The well-known street, Anak Bayan, in the Bukid district was most probably the artist's inspiration for painting. According to Fairweather scholar Murray Bail, Anak Bayan is the artist's 'summation of the crowded everyday in Manila' and 'a streetscape of the mind', encapsulating Fairweather's memories of the Filipino people.

AGNSW collection Tony Tuckson White lines (vertical) on ultramarine 1970-1973

AGNSW collection Tony Tuckson White lines (vertical) on ultramarine 1970-1973

If we consider the several components manifested in a work of art ... foremost is man himself, the artist ... but equally important is the use of his intuitive faculties - the influence of the unconscious.
Tony Tuckson, 1964

It is for his later paintings such as White lines (vertical) on ultramarine that Tony Tuckson is admired as one of Australia's finest abstract expressionists. From the late 1950s, he used increasingly simplified forms and restricted colour to concentrate on the act of painting. While absorbing developments in European and American abstraction and admiring the work of fellow Australian artist Ian Fairweather, Tuckson's approach is perhaps most strongly allied to his lifelong interest in Aboriginal and Melanesian art.

AGNSW collection Margo Lewers City building 1959

AGNSW collection Margo Lewers City building 1959

Lewers studied with Australian painter Antonio Dattilo-Rubbo in the late 1920s, and the Central School of Arts and Crafts in London in 1934. There, she was influenced by leading abstract artists including Barbara Hepworth , Henry Moore and Ben Nicholson.

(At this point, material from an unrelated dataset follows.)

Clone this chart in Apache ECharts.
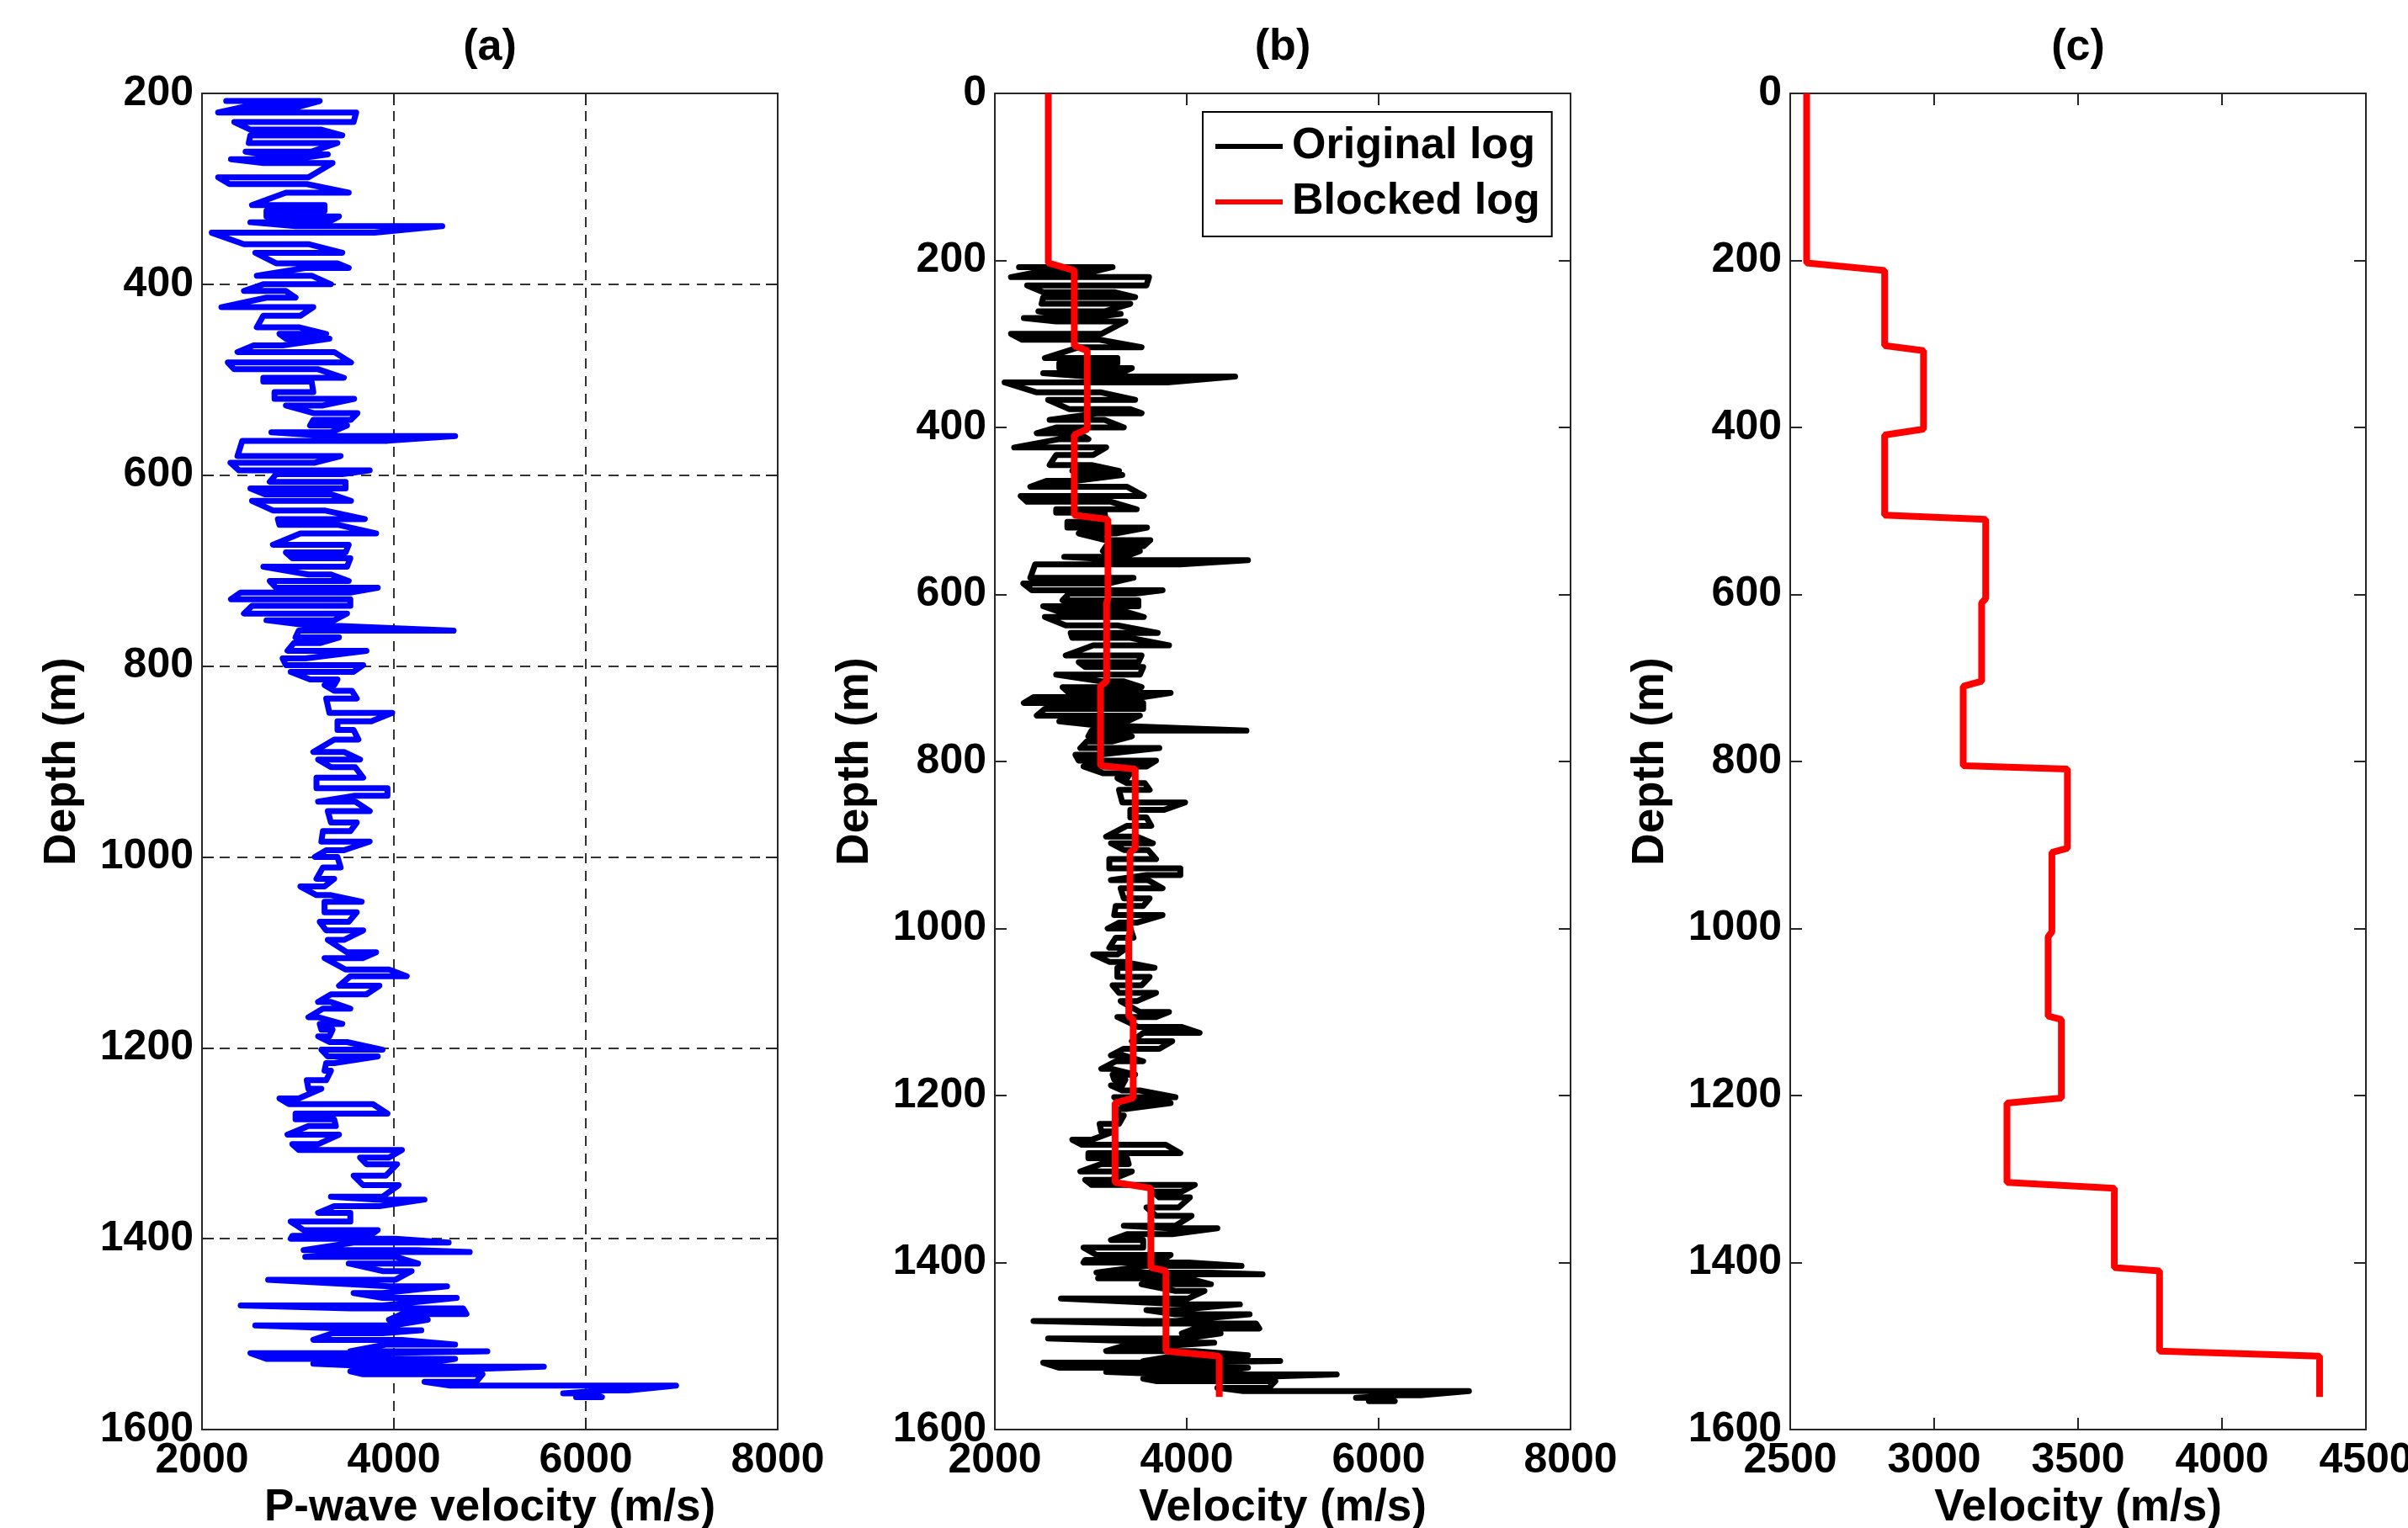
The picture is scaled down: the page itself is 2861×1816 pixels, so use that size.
<!DOCTYPE html>
<html><head><meta charset="utf-8">
<script src="https://cdn.jsdelivr.net/npm/echarts@6/dist/echarts.min.js"></script>
<style>html,body{margin:0;padding:0;background:#fff}#chart{width:2861px;height:1816px}</style>
</head><body><div id="chart"></div>
<script>
// Original P-wave log: depth (m), left and right extent of the trace at that depth (m/s)
const logDepth = [208,214,220,230,238,244,252,261,264,269,273,288,295,304,317,323,329,335,339,346,358,367,378,383,391,400,407,414,424,433,445,452,457,464,471,482,489,498,502,513,520,527,535,542,548,555,559,564,580,587,595,599,607,614,620,627,637,646,652,661,673,681,687,696,704,711,718,723,730,737,745,752,758,763,770,776,784,792,799,806,814,820,826,834,849,858,867,877,890,898,906,917,928,936,942,952,964,973,984,993,1000,1011,1023,1031,1040,1047,1058,1068,1077,1087,1100,1106,1118,1125,1135,1144,1152,1159,1168,1175,1181,1188,1194,1202,1209,1216,1224,1234,1243,1253,1259,1269,1275,1282,1291,1301,1307,1315,1322,1334,1344,1356,1359,1366,1373,1382,1391,1397,1400,1404,1412,1414,1419,1426,1434,1443,1450,1457,1462,1470,1473,1479,1485,1491,1496,1499,1506,1511,1518,1520,1526,1531,1534,1539,1542,1550,1554,1559,1562,1566];
const logMin = [2252,2437,2168,2336,2504,2504,2487,2454,2639,2302,2639,2168,2286,2874,2521,2672,2672,2504,2975,2101,2437,2555,2773,3076,2571,2639,2437,2672,2202,2639,2571,2807,2874,2538,2370,2269,2336,2639,2639,2756,2756,2874,3160,3160,3126,2723,3328,2420,2370,2296,2386,2773,2706,2504,2655,2521,2739,2790,2807,3025,2739,2874,2941,2639,3109,2706,2773,2403,2302,2521,2437,2672,3160,3008,2975,2958,2891,2840,2874,2924,3126,3277,3378,3294,3328,3412,3412,3378,3160,3210,3344,3193,3193,3580,3210,3311,3344,3260,3244,3294,3176,3260,3193,3025,3193,3277,3277,3227,3294,3311,3512,3277,3496,3546,3428,3344,3210,3260,3109,3227,3244,3210,3328,3244,3311,3294,3277,3092,3109,2807,2907,2975,2975,3109,2891,2941,3008,3647,3714,3580,3680,3344,3815,3378,3210,2924,3059,2941,2924,3580,3059,3748,3076,3529,3882,2689,3949,3580,3882,2403,3546,4084,3949,2555,3983,3361,3160,3916,3546,2504,2672,3160,3882,3546,3680,4319,4588,6201,5764,5899];
const logMax = [3227,3008,3607,3580,3244,3462,3412,3143,3311,2941,3361,3109,3092,3529,3277,3277,3428,3311,4504,3798,3109,3462,3412,3529,3143,3344,2874,2975,3160,3025,3008,3294,3328,2840,3378,3553,3210,3479,3143,3160,3586,3260,3620,3553,3512,3344,4638,3932,3445,3176,3748,3462,3496,3496,3344,3553,3277,3697,3412,3815,3529,3496,3546,3512,3344,3529,3832,3546,3546,3546,3512,3378,3445,4622,3428,3227,3714,3076,3680,3580,3412,3378,3563,3613,3983,3765,3580,3630,3479,3647,3597,3680,3933,3933,3597,3748,3613,3546,3748,3479,3412,3445,3378,3277,3344,3664,3613,3529,3680,3479,3815,3680,3949,4134,3849,3714,3344,3546,3210,3462,3361,3328,3512,3882,3832,3378,3344,3294,3244,3008,3781,3933,3378,3395,3428,3210,4084,3949,4033,3916,4050,3882,4319,3849,3546,3546,3832,3748,4017,4571,4235,4790,4017,4252,4185,4017,4554,3882,4655,3882,4722,4756,4353,3983,4286,3882,4084,4638,4974,3815,4638,4286,5563,4151,4924,4857,6941,6437,6067,6168];
// Blocked log (depth m, velocity m/s)
const blockDepth = [0,203,212,302,308,402,409,505,510,605,610,704,710,805,809,904,909,1004,1010,1105,1109,1203,1209,1304,1311,1406,1410,1506,1512,1561];
const blockVel = [2557,2557,2828,2828,2963,2963,2828,2828,3179,3179,3165,3165,3101,3101,3463,3463,3409,3409,3396,3396,3442,3442,3253,3253,3626,3626,3783,3783,4339,4339];
const panelTitles = ['(a)','(b)','(c)'];
const xNames = ['P-wave velocity (m/s)','Velocity (m/s)','Velocity (m/s)'];
const yName = 'Depth (m)';
const xRanges = [[2000,8000,2000],[2000,8000,2000],[2500,4500,500]];
const yRanges = [[200,1600,200],[0,1600,200],[0,1600,200]];
const legendNames = ['Original log','Blocked log'];

const origData = [];
logDepth.forEach((d,i)=>{
  if(i%2===0){origData.push([logMin[i],d]);origData.push([logMax[i],d]);}
  else{origData.push([logMax[i],d]);origData.push([logMin[i],d]);}
});
const blockData = blockDepth.map((d,i)=>[blockVel[i],d]);

const FONT='Liberation Sans';
const frameColor='#262626';
const gridPos=[240,1182,2127].map(l=>({left:l,top:111,width:684,height:1588,containLabel:false,outerBoundsMode:'none'}));
const plain = v => String(v);
const xAxes=[],yAxes=[];
gridPos.forEach((g,i)=>{
  const showGrid = i===0;
  const splitLine={show:showGrid,lineStyle:{color:'#333',width:2,type:[12,9]}};
  const tick={show:true,inside:true,length:14,lineStyle:{color:frameColor,width:2}};
  const line={show:true,onZero:false,lineStyle:{color:frameColor,width:2}};
  const lab={fontFamily:FONT,fontWeight:'bold',fontSize:50,color:'#000',formatter:plain};
  xAxes.push({type:'value',gridIndex:i,position:'bottom',min:xRanges[i][0],max:xRanges[i][1],interval:xRanges[i][2],
    axisLine:line,axisTick:tick,splitLine:splitLine,
    axisLabel:Object.assign({margin:12,showMinLabel:true,showMaxLabel:true},lab),
    name:xNames[i],nameLocation:'middle',nameGap:59,nameTextStyle:{fontFamily:FONT,fontWeight:'bold',fontSize:53,color:'#000'}});
  xAxes.push({type:'value',gridIndex:i,position:'top',min:xRanges[i][0],max:xRanges[i][1],interval:xRanges[i][2],
    axisLine:line,axisTick:tick,splitLine:{show:false},axisLabel:{show:false}});
  yAxes.push({type:'value',gridIndex:i,position:'left',inverse:true,min:yRanges[i][0],max:yRanges[i][1],interval:yRanges[i][2],
    axisLine:line,axisTick:tick,splitLine:splitLine,
    axisLabel:Object.assign({margin:10,showMinLabel:true,showMaxLabel:true},lab),
    name:yName,nameLocation:'middle',nameRotate:90,nameGap:139,nameTextStyle:{fontFamily:FONT,fontWeight:'bold',fontSize:53,color:'#000'}});
  yAxes.push({type:'value',gridIndex:i,position:'right',inverse:true,min:yRanges[i][0],max:yRanges[i][1],interval:yRanges[i][2],
    axisLine:line,axisTick:tick,splitLine:{show:false},axisLabel:{show:false}});
});

const chart=echarts.init(document.getElementById('chart'),null,{renderer:'canvas'});
chart.setOption({
  animation:false,
  backgroundColor:'#fff',
  grid:gridPos,
  xAxis:xAxes,
  yAxis:yAxes,
  legend:{data:legendNames,orient:'vertical',left:1429,top:133,padding:[15,14,15,15],itemWidth:80,itemHeight:6,itemGap:14,
    icon:'rect',selectedMode:false,backgroundColor:'#fff',borderColor:'#000',borderWidth:2,borderRadius:0,
    textStyle:{fontFamily:FONT,fontWeight:'bold',fontSize:52,color:'#000',padding:[0,0,0,6]}},
  graphic:panelTitles.map((t,i)=>({type:'text',x:gridPos[i].left+gridPos[i].width/2,y:57,
    style:{text:t,fill:'#000',font:'bold 52px "Liberation Sans"',textAlign:'center',textVerticalAlign:'middle'}})),
  series:[
    {type:'line',name:'P-wave',xAxisIndex:0,yAxisIndex:0,data:origData,showSymbol:false,symbol:'none',
      lineStyle:{color:'#0000ff',width:7,join:'round',cap:'round'},itemStyle:{color:'#0000ff'}},
    {type:'line',name:'Original log',xAxisIndex:2,yAxisIndex:2,data:origData,showSymbol:false,symbol:'none',
      lineStyle:{color:'#000',width:7,join:'round',cap:'round'},itemStyle:{color:'#000'}},
    {type:'line',name:'Blocked log',xAxisIndex:2,yAxisIndex:2,data:blockData,showSymbol:false,symbol:'none',
      lineStyle:{color:'#ff0000',width:8},itemStyle:{color:'#ff0000'}},
    {type:'line',name:'Blocked log c',xAxisIndex:4,yAxisIndex:4,data:blockData,showSymbol:false,symbol:'none',
      lineStyle:{color:'#ff0000',width:8},itemStyle:{color:'#ff0000'}}
  ]
});
</script></body></html>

Upon her return to Sydney she became active, with sculptor-husband Gerald Lewers, in the Sydney branch of the Contemporary Art Society of Australia, which was committed to the propagation of modernist ideas.

Lewers' commitment to abstract painting was amplified by her preoccupation with light and her desire to explore spatial ambiguities by means of this element. In this work, the intersecting lines and patches of colour suggest a city building, and she was inspired by a cityscape on her visit to Japan the previous year.